Source code of charts
⟨

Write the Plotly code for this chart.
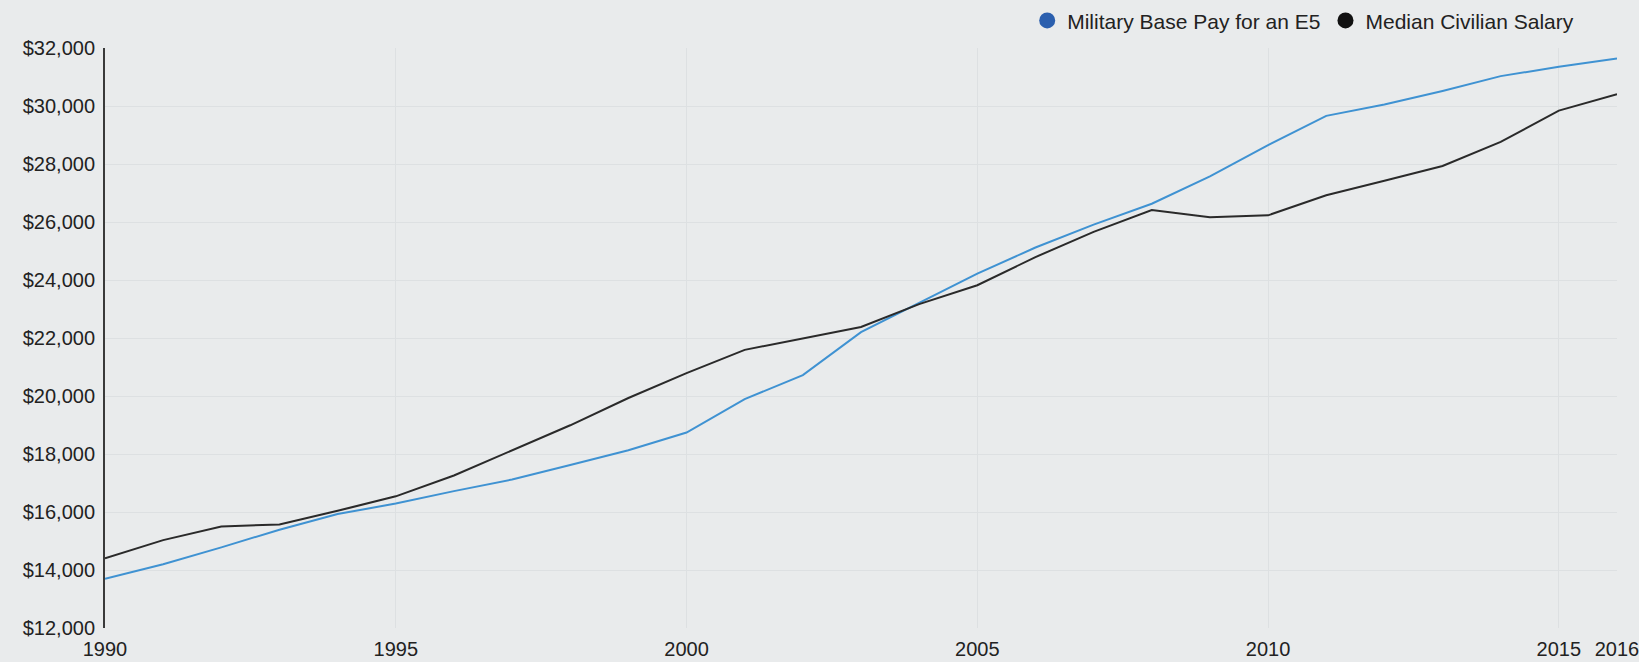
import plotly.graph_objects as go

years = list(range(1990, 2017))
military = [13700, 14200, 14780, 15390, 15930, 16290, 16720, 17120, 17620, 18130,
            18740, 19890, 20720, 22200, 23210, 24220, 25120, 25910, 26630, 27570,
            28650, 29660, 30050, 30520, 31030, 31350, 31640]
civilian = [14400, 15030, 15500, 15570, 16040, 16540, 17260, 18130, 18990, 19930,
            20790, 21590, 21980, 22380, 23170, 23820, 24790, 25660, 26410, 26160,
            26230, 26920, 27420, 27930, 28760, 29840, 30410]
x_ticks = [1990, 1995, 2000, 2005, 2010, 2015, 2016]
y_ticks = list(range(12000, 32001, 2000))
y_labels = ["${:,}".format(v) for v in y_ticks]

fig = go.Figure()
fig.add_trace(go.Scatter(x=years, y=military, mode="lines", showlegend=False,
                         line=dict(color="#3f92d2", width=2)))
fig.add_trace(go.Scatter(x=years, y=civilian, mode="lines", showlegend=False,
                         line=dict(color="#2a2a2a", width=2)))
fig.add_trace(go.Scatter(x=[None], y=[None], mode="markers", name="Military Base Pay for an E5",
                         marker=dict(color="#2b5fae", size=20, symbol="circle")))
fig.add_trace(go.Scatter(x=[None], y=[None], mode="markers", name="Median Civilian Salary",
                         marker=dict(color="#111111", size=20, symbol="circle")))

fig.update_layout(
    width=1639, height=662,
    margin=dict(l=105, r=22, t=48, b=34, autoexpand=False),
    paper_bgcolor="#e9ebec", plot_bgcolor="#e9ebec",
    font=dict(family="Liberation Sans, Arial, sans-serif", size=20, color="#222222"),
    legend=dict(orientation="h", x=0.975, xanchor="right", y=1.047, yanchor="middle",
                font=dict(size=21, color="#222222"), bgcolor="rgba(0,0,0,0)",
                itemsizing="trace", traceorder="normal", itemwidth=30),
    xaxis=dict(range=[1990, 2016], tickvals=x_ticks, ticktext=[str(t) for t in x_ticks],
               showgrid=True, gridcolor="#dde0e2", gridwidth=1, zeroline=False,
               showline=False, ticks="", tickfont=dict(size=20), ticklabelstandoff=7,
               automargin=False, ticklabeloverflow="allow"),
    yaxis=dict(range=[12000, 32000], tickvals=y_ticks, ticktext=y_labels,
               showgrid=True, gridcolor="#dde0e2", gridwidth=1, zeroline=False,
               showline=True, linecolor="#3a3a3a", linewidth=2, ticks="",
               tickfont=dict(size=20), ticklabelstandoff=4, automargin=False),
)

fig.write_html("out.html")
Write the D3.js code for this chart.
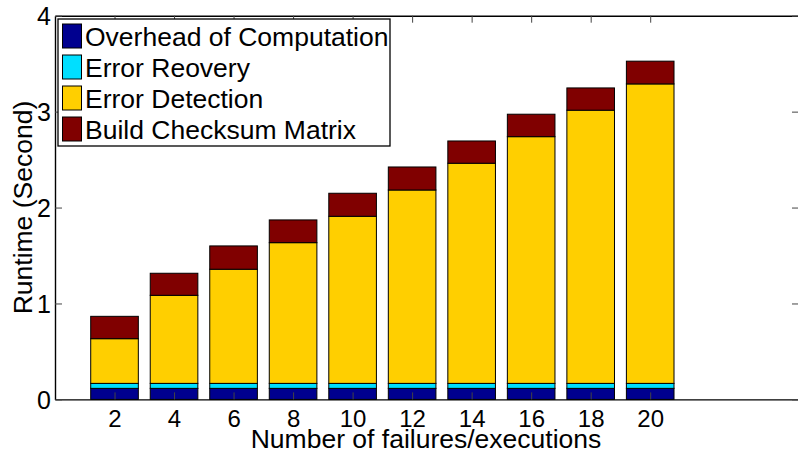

⟩

# Problem to work on
Leave out the pictures and restate, word for word, the lines from the top of the data through the line containing "import plotly.graph_objects as go", both included.

# Solution to this task
Write the Plotly code for this chart.
import plotly.graph_objects as go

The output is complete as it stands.